> [DATA IN THIS EXERCISE]
........

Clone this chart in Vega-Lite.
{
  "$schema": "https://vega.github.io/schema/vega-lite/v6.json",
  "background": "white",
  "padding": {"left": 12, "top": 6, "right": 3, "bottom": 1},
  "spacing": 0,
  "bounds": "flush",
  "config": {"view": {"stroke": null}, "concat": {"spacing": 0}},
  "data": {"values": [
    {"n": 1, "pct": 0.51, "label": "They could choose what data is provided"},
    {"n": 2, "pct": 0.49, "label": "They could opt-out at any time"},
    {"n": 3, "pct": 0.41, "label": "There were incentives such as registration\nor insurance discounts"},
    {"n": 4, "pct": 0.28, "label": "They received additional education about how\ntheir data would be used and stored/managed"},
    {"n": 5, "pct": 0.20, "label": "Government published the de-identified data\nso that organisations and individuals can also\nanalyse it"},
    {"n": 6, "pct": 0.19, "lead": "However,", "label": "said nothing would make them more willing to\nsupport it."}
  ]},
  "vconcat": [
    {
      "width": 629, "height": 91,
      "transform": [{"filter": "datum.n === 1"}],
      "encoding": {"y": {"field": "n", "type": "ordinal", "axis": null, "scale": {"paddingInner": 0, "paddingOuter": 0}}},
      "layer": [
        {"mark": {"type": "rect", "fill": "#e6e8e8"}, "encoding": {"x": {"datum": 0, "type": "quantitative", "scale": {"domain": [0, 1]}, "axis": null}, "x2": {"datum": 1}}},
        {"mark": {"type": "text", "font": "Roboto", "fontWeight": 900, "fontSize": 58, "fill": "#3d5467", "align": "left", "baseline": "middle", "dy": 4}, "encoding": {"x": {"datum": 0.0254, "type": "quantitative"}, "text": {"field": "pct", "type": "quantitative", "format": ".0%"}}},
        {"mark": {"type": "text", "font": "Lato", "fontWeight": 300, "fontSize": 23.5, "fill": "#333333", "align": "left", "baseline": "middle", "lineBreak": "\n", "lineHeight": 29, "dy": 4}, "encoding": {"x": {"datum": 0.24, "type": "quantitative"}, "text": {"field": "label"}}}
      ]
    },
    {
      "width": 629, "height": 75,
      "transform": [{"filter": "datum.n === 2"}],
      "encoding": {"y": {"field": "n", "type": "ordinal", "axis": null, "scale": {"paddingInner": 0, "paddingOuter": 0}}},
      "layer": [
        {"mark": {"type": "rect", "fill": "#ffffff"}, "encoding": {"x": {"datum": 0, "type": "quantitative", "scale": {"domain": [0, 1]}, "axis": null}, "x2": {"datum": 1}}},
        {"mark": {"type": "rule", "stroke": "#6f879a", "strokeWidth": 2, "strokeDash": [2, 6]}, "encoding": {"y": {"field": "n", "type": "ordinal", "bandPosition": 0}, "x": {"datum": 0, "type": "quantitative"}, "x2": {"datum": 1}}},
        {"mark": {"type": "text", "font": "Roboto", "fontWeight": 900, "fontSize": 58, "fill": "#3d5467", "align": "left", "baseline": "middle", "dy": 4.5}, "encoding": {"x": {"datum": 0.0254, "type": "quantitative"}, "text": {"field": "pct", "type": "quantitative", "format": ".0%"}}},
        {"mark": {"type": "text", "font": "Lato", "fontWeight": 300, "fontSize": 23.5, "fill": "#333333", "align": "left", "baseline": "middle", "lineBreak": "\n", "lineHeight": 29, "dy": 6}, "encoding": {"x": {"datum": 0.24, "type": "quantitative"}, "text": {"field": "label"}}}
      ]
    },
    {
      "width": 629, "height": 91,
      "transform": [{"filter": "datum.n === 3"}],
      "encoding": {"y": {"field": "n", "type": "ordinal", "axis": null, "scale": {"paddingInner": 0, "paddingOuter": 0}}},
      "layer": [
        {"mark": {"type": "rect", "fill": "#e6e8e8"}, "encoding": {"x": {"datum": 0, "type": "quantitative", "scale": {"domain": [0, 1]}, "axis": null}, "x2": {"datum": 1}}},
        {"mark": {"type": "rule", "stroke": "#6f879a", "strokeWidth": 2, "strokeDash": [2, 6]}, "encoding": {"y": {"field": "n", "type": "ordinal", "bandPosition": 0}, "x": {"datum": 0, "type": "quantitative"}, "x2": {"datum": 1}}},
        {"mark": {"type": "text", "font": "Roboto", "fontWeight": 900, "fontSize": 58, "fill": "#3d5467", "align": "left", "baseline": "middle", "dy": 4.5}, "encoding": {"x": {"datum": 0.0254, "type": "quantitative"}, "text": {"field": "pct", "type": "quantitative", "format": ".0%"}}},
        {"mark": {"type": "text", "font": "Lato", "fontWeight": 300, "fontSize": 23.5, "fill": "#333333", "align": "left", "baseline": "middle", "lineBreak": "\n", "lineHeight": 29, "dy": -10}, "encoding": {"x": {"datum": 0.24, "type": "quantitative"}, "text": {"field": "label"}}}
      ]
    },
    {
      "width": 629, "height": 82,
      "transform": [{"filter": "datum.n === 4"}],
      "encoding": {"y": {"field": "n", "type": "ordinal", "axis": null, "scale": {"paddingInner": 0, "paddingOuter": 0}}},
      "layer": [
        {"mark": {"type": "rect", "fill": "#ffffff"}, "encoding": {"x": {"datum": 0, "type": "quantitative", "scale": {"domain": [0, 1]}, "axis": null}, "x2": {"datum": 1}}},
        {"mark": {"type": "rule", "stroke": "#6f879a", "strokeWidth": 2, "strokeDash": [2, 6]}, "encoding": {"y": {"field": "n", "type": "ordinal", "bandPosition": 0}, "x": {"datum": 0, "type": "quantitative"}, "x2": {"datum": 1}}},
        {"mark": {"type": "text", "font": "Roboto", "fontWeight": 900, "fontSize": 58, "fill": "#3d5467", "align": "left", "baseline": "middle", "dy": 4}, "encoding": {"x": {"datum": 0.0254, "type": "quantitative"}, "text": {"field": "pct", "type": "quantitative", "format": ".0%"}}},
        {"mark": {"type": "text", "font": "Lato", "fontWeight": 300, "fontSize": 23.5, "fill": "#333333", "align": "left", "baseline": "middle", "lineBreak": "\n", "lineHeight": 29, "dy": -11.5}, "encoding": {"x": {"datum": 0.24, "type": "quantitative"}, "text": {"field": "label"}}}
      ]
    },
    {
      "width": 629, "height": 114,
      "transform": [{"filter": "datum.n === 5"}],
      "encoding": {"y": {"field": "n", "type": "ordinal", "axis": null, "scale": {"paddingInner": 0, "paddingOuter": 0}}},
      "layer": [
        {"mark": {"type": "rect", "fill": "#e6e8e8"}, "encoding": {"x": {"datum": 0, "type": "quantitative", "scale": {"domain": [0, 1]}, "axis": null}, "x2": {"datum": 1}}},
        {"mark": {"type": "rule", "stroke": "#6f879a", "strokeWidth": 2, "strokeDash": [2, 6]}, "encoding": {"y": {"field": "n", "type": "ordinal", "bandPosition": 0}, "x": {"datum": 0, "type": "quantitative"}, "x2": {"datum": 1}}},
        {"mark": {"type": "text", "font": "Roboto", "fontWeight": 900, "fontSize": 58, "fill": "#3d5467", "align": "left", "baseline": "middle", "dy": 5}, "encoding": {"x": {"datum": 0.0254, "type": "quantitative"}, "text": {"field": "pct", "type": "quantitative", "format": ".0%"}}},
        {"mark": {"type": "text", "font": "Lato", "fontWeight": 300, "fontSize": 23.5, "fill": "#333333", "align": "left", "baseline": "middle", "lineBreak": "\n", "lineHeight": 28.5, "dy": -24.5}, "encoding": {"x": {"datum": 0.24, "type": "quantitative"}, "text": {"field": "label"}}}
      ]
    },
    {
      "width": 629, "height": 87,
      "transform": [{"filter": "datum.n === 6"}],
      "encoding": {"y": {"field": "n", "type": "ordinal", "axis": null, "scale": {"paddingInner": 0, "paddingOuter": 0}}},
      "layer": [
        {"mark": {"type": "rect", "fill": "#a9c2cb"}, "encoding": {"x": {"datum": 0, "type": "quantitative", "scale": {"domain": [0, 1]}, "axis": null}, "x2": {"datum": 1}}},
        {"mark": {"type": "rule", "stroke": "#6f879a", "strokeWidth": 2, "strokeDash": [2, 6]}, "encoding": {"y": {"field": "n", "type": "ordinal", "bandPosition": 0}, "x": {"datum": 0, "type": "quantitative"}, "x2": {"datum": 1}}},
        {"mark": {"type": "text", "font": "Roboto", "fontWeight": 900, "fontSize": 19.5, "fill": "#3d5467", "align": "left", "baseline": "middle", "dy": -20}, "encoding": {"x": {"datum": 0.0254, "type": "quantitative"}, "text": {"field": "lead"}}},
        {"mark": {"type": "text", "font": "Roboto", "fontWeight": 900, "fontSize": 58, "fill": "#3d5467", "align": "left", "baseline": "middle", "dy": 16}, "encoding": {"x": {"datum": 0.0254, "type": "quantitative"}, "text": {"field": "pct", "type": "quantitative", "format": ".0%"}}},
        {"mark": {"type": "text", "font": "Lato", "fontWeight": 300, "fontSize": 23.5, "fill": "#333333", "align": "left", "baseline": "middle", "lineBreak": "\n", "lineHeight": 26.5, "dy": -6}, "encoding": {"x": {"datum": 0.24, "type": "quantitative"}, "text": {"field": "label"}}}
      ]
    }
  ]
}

........

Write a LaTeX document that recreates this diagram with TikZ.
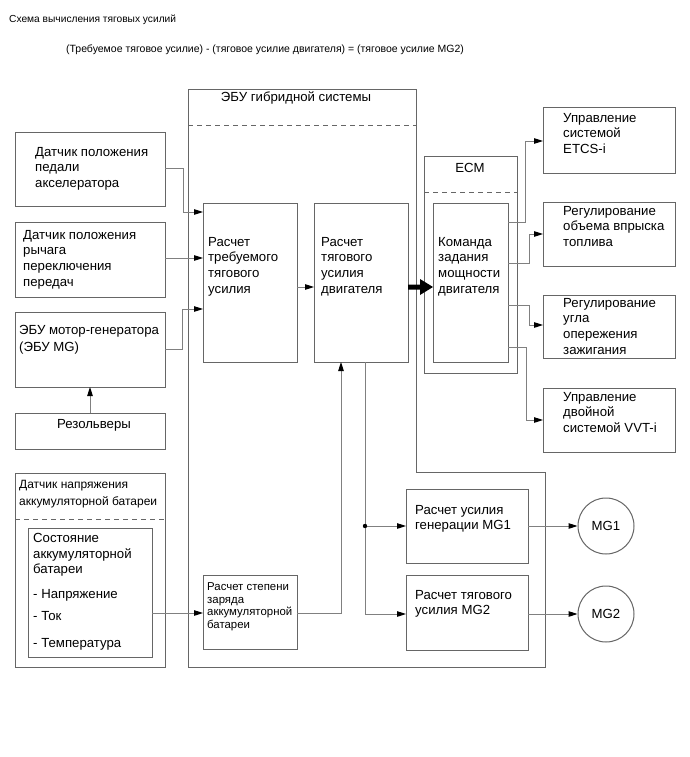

........

> [TASK TO CARRY OUT] Search the listing for the word "that". Copy every line in which it occurs.

> [FULL SOLUTION]
    {"n": 5, "pct": 0.20, "label": "Government published the de-identified data\nso that organisations and individuals can also\nanalyse it"},
Write a LaTeX document that recreates this diagram with TikZ.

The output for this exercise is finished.